終身雇用のおかげで人生モデルが設計しやすく、人々はお金を使うようになります。
つまり、終身雇用が無くなれば身分や生活が保障されなくなり、より一層人々は将来に不安を感じてお金を貯めるようになります。
つまり消費が鈍るわけですよ。なんだかんだ終身雇用はメリットが多いのです。
バカみたいに稼いでいるトヨタが終身雇用を維持できないなんてそんなことあるわけがない。日本企業は全てトヨタ以下の利益なのですから、全ての会社が終身雇用を維持できないという話になってくるわけです。

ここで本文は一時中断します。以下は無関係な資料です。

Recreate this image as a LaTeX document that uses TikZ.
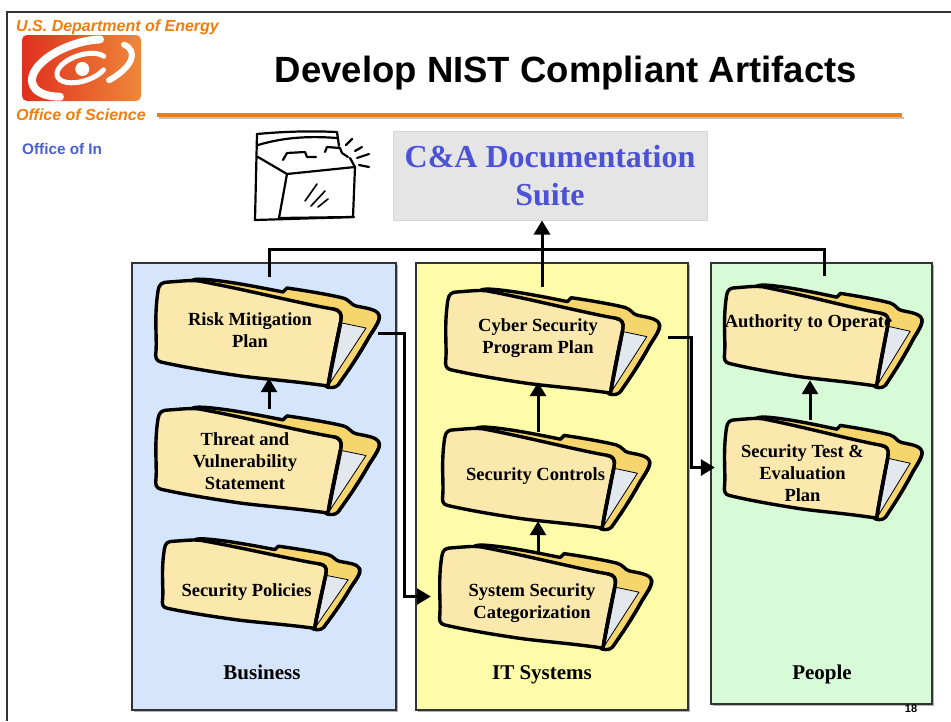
\documentclass[tikz,border=0pt]{standalone}
\usepackage{fontspec}
\setmainfont{Liberation Serif}
\setsansfont{Liberation Sans}
\usetikzlibrary{arrows.meta,calc}

\definecolor{doeorange}{HTML}{F27D0C}
\definecolor{logored}{HTML}{E0301E}
\definecolor{logoorange}{HTML}{EE8838}
\definecolor{officeblue}{HTML}{4A5FD2}
\definecolor{bizblue}{HTML}{D5E5FC}
\definecolor{ityellow}{HTML}{FDFCA8}
\definecolor{pplgreen}{HTML}{D6FBD6}
\definecolor{frontpan}{HTML}{FBE8AD}
\definecolor{backpan}{HTML}{F5D56C}
\definecolor{sheet}{HTML}{E3E7EE}
\definecolor{suitegray}{HTML}{E5E5E5}
\definecolor{suiteedge}{HTML}{D4D4D4}
\definecolor{suiteblue}{HTML}{4B52D6}
\definecolor{framegray}{HTML}{333333}

% local frame of a folder: 232 x 111 box, y pointing down
\tikzset{folderframe/.style n args={4}{shift={(#1,#2)}, xscale=#3/232, yscale=#4/111,
    shift={(-116,-55.5)}, line join=round, line cap=round}}

% Tilted manila folder
\newcommand\folderart[4]{%
  \begin{scope}[folderframe={#1}{#2}{#3}{#4}]
    % back cover with tab
    \filldraw[fill=backpan, draw=black, line width=3.4pt]
      (40,3) .. controls (45,1) and (60,3) .. (75,5)
      .. controls (95,8) and (115,12) .. (130,15)
      -- (134,11)
      .. controls (155,14) and (178,18) .. (190,21)
      .. controls (197,23) and (198,28) .. (203,29)
      .. controls (212,31) and (224,32) .. (226,38)
      .. controls (228,43) and (221,52) .. (216,60)
      .. controls (205,80) and (192,98) .. (185,108)
      .. controls (182,111) and (178,111) .. (174,110) -- cycle;
    % sheet of paper inside
    \filldraw[fill=sheet, draw=black, line width=0.8pt]
      (189,46) -- (213,51) -- (177,106) -- cycle;
    % front cover
    \filldraw[fill=frontpan, draw=black, line width=3.4pt]
      (5,14) .. controls (6,7) and (9,5) .. (16,5)
      .. controls (30,4) and (38,3) .. (46,4)
      .. controls (90,12) and (150,27) .. (180,32)
      .. controls (187,33) and (189,37) .. (188,43)
      .. controls (184,62) and (178,90) .. (175,109)
      .. controls (140,104) and (110,102) .. (88,99)
      .. controls (60,95) and (30,90) .. (8,85)
      .. controls (3,84) and (2,80) .. (3,74)
      .. controls (4,60) and (1,40) .. (5,14) -- cycle;
  \end{scope}}

% right rim of a folder, laid over any caption that runs past the front cover
\newcommand\folderrim[4]{%
  \begin{scope}[folderframe={#1}{#2}{#3}{#4}]
    \fill[backpan] (190,41) -- (222,40) -- (188,106) -- (178,108) -- cycle;
    \filldraw[fill=sheet, draw=black, line width=0.8pt]
      (189,46) -- (213,51) -- (177,106) -- cycle;
    \draw[black, line width=3.4pt]
      (180,32) .. controls (187,33) and (189,37) .. (188,43)
      .. controls (184,62) and (178,90) .. (175,109);
    \draw[black, line width=3.4pt]
      (226,38) .. controls (228,43) and (221,52) .. (216,60)
      .. controls (205,80) and (192,98) .. (185,108);
  \end{scope}}

% folder: name, centre x, centre y, width, height, text dx, text dy, text
\newcommand\folder[8]{%
  \folderart{#2}{#3}{#4}{#5}
  \node[fbox, minimum width=#4pt, minimum height=#5pt] (#1) at (#2,#3) {};
  \node[ftext] (#1-text) at ($(#2,#3)+(#6,#7)$) {#8};
  \folderrim{#2}{#3}{#4}{#5}}

\begin{document}
\begin{tikzpicture}[x=1pt, y=-1pt,
    hdr/.style={font=\sffamily\bfseries\itshape\fontsize{16}{16}\selectfont, text=doeorange, inner sep=0pt},
    panel/.style={draw=framegray, line width=1.3pt},
    shadowbox/.style={fill=black!30, draw=none},
    plabel/.style={font=\bfseries\fontsize{21}{21}\selectfont, inner sep=0pt, anchor=base},
    fbox/.style={draw=none, inner sep=0pt},
    ftext/.style={font=\bfseries\fontsize{18.5}{22}\selectfont, align=center, inner sep=0pt},
    conn/.style={draw=black, line width=3pt},
    arr/.style={conn, -{Triangle[length=14pt, width=16pt]}},
    icon/.style={draw=black, line width=2.2pt, line cap=round, line join=round}]

\useasboundingbox (0,0) rectangle (951,721);
\fill[white] (0,0) rectangle (951,721);

% slide frame
\draw[framegray, line width=1.6pt] (7,721) -- (7,12) -- (951,12);

% header: department logo and rule
\node[hdr, anchor=base west] (dept) at (16,31) {U.S. Department of Energy};
\shade[left color=logored, right color=logoorange, rounded corners=5pt] (22,35) rectangle (141,101);
\begin{scope}
  \clip[rounded corners=5pt] (22,35) rectangle (141,101);
  \begin{scope}[shift={(82,68)}, rotate=18, white, line cap=round]
    \draw[line width=8pt] (26,-21.6) arc[start angle=300, end angle=125, x radius=52, y radius=25];
    \draw[line width=6pt] (22,20) arc[start angle=65, end angle=-25, x radius=52, y radius=22];
    \draw[line width=5pt] (24.4,-4.4) arc[start angle=-20, end angle=-320, x radius=26, y radius=13];
    \fill (0,1) circle[radius=7];
  \end{scope}
\end{scope}
\node[hdr, anchor=base west] (office) at (16,120) {Office of Science};
\draw[black!25, line width=2pt] (159,117.5) -- (904,117.5);
\draw[doeorange, line width=3.6pt] (157,115) -- (902,115);
\node[font=\sffamily\bfseries\fontsize{15.3}{15.3}\selectfont, text=officeblue, inner sep=0pt, anchor=base west]
  (officeof) at (22,154) {Office of In};

% title
\node[font=\sffamily\bfseries\fontsize{36.5}{36.5}\selectfont, inner sep=0pt, anchor=base]
  (title) at (566,82) {Develop NIST Compliant Artifacts};

% file box clip art
\begin{scope}[icon]
  \draw (257,134) .. controls (290,131) and (315,131) .. (337,132) -- (339,146);
  \draw (258,145) .. controls (285,137) and (310,136) .. (337,138);
  \draw (257,134) -- (255,220) -- (354,217);
  \draw (258,157) -- (287,174);
  \draw (283,160) -- (287,153) -- (305,152) -- (307,157) -- (316,157);
  \draw (325,152) -- (327,147) -- (340,148) -- (342,153) -- (348,157);
  \draw (350,158) -- (355,167);
  \filldraw[fill=white] (287,174) -- (355,167) -- (353,217) -- (279,218) -- cycle;
  \draw (346,145) -- (352,139);
  \draw (355,151) -- (362,147);
  \draw (357,158) -- (369,154);
  \draw (359,165) -- (369,167);
  \draw[line width=1.6pt] (305,201) -- (317,184);
  \draw[line width=1.6pt] (311,206) -- (325,191);
  \draw[line width=1.6pt] (318,207) -- (328,199);
\end{scope}

% documentation suite
\node[fill=suitegray, draw=suiteedge, line width=1pt, minimum width=314pt, minimum height=89pt,
      text=suiteblue, font=\bfseries\fontsize{32}{38}\selectfont, align=center, inner sep=0pt]
  (suite) at (550,175.5) {C\&A Documentation\\Suite};

% swim lanes
\fill[shadowbox] (134,265) rectangle (398,712);
\fill[shadowbox] (418,265) rectangle (690,712);
\fill[shadowbox] (713,265) rectangle (934,706);
\node[panel, fill=bizblue, minimum width=264pt, minimum height=447pt, inner sep=0pt] (business) at (264,486.5) {};
\node[panel, fill=ityellow, minimum width=272pt, minimum height=447pt, inner sep=0pt] (itsys) at (552,486.5) {};
\node[panel, fill=pplgreen, minimum width=221pt, minimum height=441pt, inner sep=0pt] (people) at (821.5,483.5) {};
\node[plabel] (bizlabel) at (262,679) {Business};
\node[plabel] (itlabel) at (542,679) {IT Systems};
\node[plabel] (ppllabel) at (822,679) {People};

% folders
\folder{risk}{269}{332.5}{232}{111}{-19}{-2}{Risk Mitigation\\Plan}
\folder{threat}{269}{460}{232}{110}{-24}{1.5}{Threat and\\Vulnerability\\Statement}
\folder{policies}{262.5}{583.5}{205}{93}{-16}{8.5}{Security Policies}
\folder{cyber}{554}{341}{222}{108}{-16}{-3}{Cyber Security\\Program Plan}
\folder{controls}{547.5}{477.5}{215}{105}{-12}{-1.5}{Security Controls}
\folder{categ}{547}{596.5}{220}{107}{-15}{7}{System Security\\Categorization}
\folder{ato}{824.5}{335.5}{205}{105}{-16}{-12.5}{Authority to Operate}
\folder{test}{824.5}{467.5}{205}{105}{-22}{5.5}{Security Test \&\\Evaluation\\Plan}

% connectors
\draw[conn] (risk.north) -- ++(0,-27) -| ([yshift=7pt]ato.north);
\draw[arr] ([xshift=-12pt]cyber.north) -- ([xshift=-12pt]cyber.north |- suite.south);
\draw[arr] ([yshift=-4pt]threat.north) -- ([yshift=10pt]risk.south);
\draw[arr] ([xshift=-9.5pt,yshift=-7pt]controls.north) -- ([xshift=-16pt,yshift=13pt]cyber.south);
\draw[arr] ([xshift=-9pt,yshift=-10pt]categ.north) -- ([xshift=-9.5pt,yshift=9pt]controls.south);
\draw[arr] ([xshift=-14.5pt,yshift=-5pt]test.north) -- ([xshift=-14.5pt,yshift=8pt]ato.south);
\draw[arr] ([xshift=-7pt,yshift=-0.5pt]risk.east) -- ++(26,0) |- ([xshift=-6pt]categ.west);
\draw[arr] ([xshift=3pt,yshift=4pt]cyber.east) -- ++(23,0) |- ([xshift=-7pt]test.west);

% page number
\node[font=\sffamily\bfseries\fontsize{11}{11}\selectfont, inner sep=0pt] (pagenum) at (911,709) {18};
\end{tikzpicture}
\end{document}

こういうのは意外と元から人手が少なかった中小企業の方が終身雇用を維持しやすいのかもしれません。
終身雇用を死守して副業禁止を禁止せよ
終身雇用は死守して副業を積極的に押した方がいいと思います。日本の社会というのは社会保障、身分保障を会社に委ねています。
つまり、ここで会社が終身雇用やーめたとなれば、日本国民は社会保障や身分保障が脆弱になり、一気に貧困層が溢れかえる地獄のような社会になります。
雇用規制を緩和するのであれば、その前に社会保障を充実させなければなりません。そうしなければ、日本はより貧富の差が広がり、地獄のような国になります。
それよりも、若手は安い給料で文句があるなら副業で稼げるようにすれば良いのです。
民間であれば副業禁止というのは憲法で保障されている職業選択の自由に反しますので、本来であれば、してはいけない規制なのです。
会社としては自社での仕事に専念して欲しいと思うでしょうが、プライベートに何をしようが個人の自由なので、それを制限することはできません。
そもそも、低所得な人が副業を禁止されたら一生奴隷でいろと言われているようなものです。
こんなことがあっていいはずがありません。使用者と労働者の力関係が歪です。
国や厚労省も副業推進を進めてはいますが、法的な拘束力がなくては意味がありません。副業禁止を禁止する法律を制定し、優秀な人により稼いでもらった方が日本の経済にプラスに働きますし、会社は労働者の人生を保障する体力がなくなっていますから、個人で稼いでくれた方が助かるわけです。
大変なのは労務管理ぐらいですが、そんなもんググれば確定申告のやり方など簡単に出てきますし、会計ソフトを使えば簡単に作れますから、労働者が副業の会計労務関連をやればいいだけのことなのです。